Morouns family sell Michigan Central Station to Ford

20180611_085650By ZEINAB NAJM
Times-Herald Newspapers

DEARBORN — Ford Motor Co. will officially announce the purchase of the vacant Michigan Central Station in Detroit on June 19 after months of speculation.

Crown Enterprises Vice Chairman Matthew Moroun gave a speech in front of the building June 11, where he said the deal was complete between the company and Ford.

“The Ford Motor Company’s blue oval will adorn the building,” he said. “I thank Bill Ford and Ford Motor for their vision and commitment to this building.”

Ford is rumored to be redeveloping the station and surrounding properties in Corktown, but its next steps have not formally been announced. On June 14, a large video screen was being erected in front of the building for the June 19 event.

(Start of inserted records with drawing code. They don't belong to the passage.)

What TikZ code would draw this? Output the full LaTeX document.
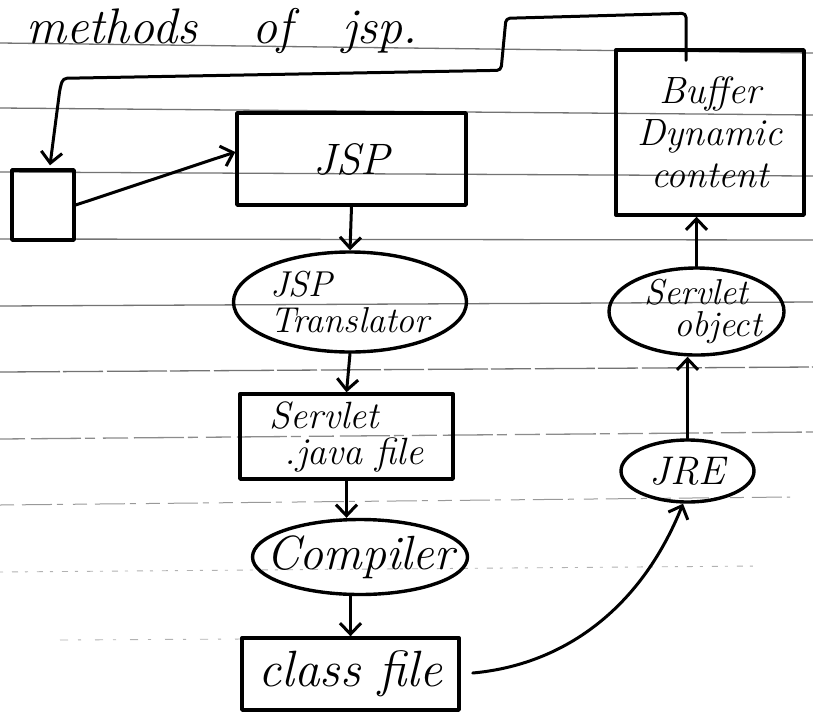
\documentclass[tikz,border=0pt]{standalone}
\usepackage{fontspec}
\usetikzlibrary{arrows.meta,shapes.geometric}
% hand-lettering size: font size and line spacing in pt
\newcommand\handsize[2]{\fontsize{#1}{#2}\selectfont\itshape}
\begin{document}
\begin{tikzpicture}[x=1pt,y=-1pt,
  ink/.style={line width=3.4pt, black, line join=round, line cap=round},
  rule/.style={line width=1.3pt, black!55},
  boxnode/.style={ink, draw, rectangle, inner sep=2pt},
  blob/.style={ink, draw, ellipse, inner sep=0pt},
  flow/.style={line width=3pt, black, line cap=round, line join=round,
    -{Straight Barb[length=11pt,width=21pt]}},
]
\fill[white] (0,0) rectangle (813,718);
\useasboundingbox (0,0) rectangle (813,718);

% ruled notebook lines, fading towards the bottom of the page
\draw[rule] (0,43) -- (813,53);
\draw[rule] (0,108) -- (813,115);
\draw[rule] (0,172) -- (813,176);
\draw[rule] (0,239) -- (813,240);
\draw[rule] (0,306) -- (813,302);
\draw[rule, dash pattern=on 60pt off 3pt on 40pt off 4pt] (0,372) -- (813,367);
\draw[rule, black!45, dash pattern=on 25pt off 6pt on 50pt off 4pt on 10pt off 8pt] (0,439) -- (813,432);
\draw[rule, black!40, line width=1pt, dash pattern=on 14pt off 8pt on 30pt off 5pt on 6pt off 10pt] (0,505) -- (790,497);
\draw[rule, black!30, line width=0.9pt, dash pattern=on 3pt off 9pt on 6pt off 7pt] (0,572) -- (760,566);
\draw[rule, black!30, line width=0.9pt, dash pattern=on 8pt off 10pt on 3pt off 14pt] (60,640) -- (245,639);

% heading
\node[anchor=base west, inner sep=0pt, font=\handsize{50}{54}] (title) at (26,43)
  {methods\hspace{1.1em}of\hspace{1em}jsp.};

% left column: request to class file
\node[boxnode, minimum width=62pt, minimum height=70pt] (src) at (43,205) {};
\node[boxnode, minimum width=229pt, minimum height=92pt, font=\handsize{44}{48}] (jsp) at (351.5,159) {JSP};
\node[blob, minimum width=233pt, minimum height=100pt,
  label={[align=left, font=\handsize{36}{36}]center:JSP\\Translator}] (trans) at (350,302) {};
\node[boxnode, minimum width=213pt, minimum height=85pt, align=left, font=\handsize{38}{36}] (javafile)
  at (346.5,436.5) {Servlet\\\hspace*{0.4em}.java file};
\node[blob, minimum width=215pt, minimum height=75pt,
  label={[font=\handsize{48}{50}]center:Compiler}] (compiler) at (360,557) {};
\node[boxnode, minimum width=217pt, minimum height=72pt, font=\handsize{51}{54}] (classfile) at (350.5,674) {class file};

% right column: runtime to response
\node[blob, minimum width=133pt, minimum height=62pt,
  label={[font=\handsize{40}{42}]center:JRE}] (jre) at (687.5,471) {};
\node[blob, minimum width=175pt, minimum height=87pt,
  label={[align=center, font=\handsize{36}{32}]center:Servlet\\\hspace*{1.2em}object}] (sobj) at (696.5,311.5) {};
\node[boxnode, minimum width=188pt, minimum height=165pt, align=center, font=\handsize{38}{42}] (buffer)
  at (710,132.5) {Buffer\\Dynamic\\content};

% connectors
\draw[flow] (src.east) -- ([shift={(0,-7)}]jsp.west);
\draw[flow] (jsp.south) -- (trans.north);
\draw[flow] (trans.south) -- (javafile.north);
\draw[flow] (javafile.south) -- (javafile.south |- compiler.north);
\draw[flow] (classfile.north |- compiler.south) -- (classfile.north);
\draw[flow] ([shift={(12,-1)}]classfile.east) .. controls +(89,-8) and +(-43,107) .. ([shift={(-4.5,0)}]jre.south);
\draw[flow] (jre.north) -- (jre.north |- sobj.south);
\draw[flow] (sobj.north) -- (sobj.north |- buffer.south);
\draw[flow, rounded corners=4pt] ([shift={(-24,12)}]buffer.north) -- ++(0,-47) -- ++(-180,5)
  -- ++(-5,52) -- ++(-438,8) -- ++(-3,10) -- ([shift={(7,-3)}]src.north);
\end{tikzpicture}
\end{document}
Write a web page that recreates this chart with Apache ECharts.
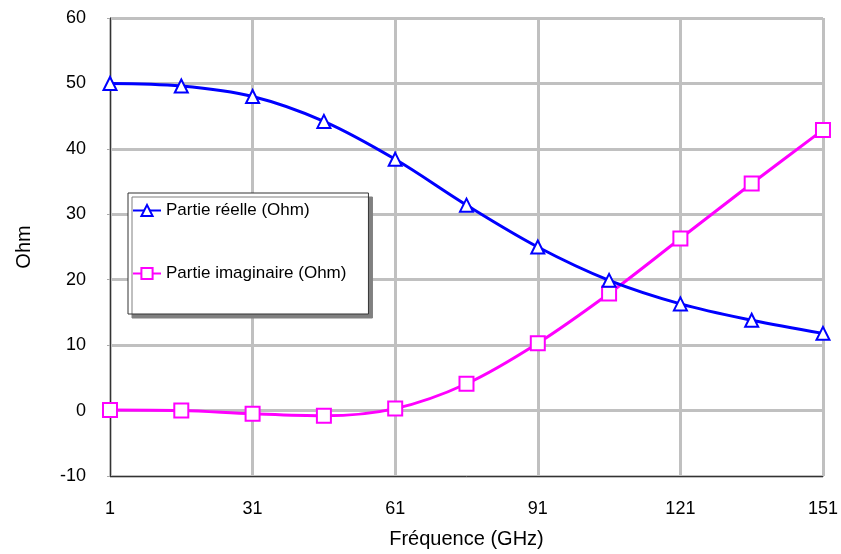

Moroun said it was a meeting arranged by a friend in October that opened the door to the development he was looking for.

“I had mixed emotions,” he said. “I knew that this was exactly what the building needed. The golden opportunity for its rebirth. The American second chance. I also knew that it would not be possible for me and our company to co-captain such a dramatic project. The depot’s revitalization would only be part of an enormous plan taking in much more than the depot itself. The developer had to be the owner and user.”

Currently in Dearborn, Ford is completing a $1.2 billion retransformation project by adding a research and engineering center and major work on the second campus near its headquarters. The goal for Ford is to move its 30,000 employees from its current 70 buildings into the two campus locations.

Dearborn Mayor John O’Reilly Jr. said he supports the automobile company’s purchase.

“We’re excited about Ford’s investment in Detroit, because it will strengthen the vitality of a critical area so close to our city, with the real potential to enhance even more economic interest in our community,” O’Reilly said in a statement. “Ford’s commitment to Dearborn and Detroit reflects positive developments in both cities.”

The 18-story, 500,000-square-foot central station building will possibly house employees from Ford’s self-driving and electric vehicle divisions. In May, Ford’s electric vehicle and autonomous vehicle teams moved into The Factory at Corktown, 1907 Michigan Ave. in Detroit.

According to the Detroit News, Crown officials have said in the past that the restoration cost for the station could cost between $100 million to $300 million.

The Ford Corktown community celebration will begin at 11 a.m. June 19 at the station, 2001 15th St. in Detroit.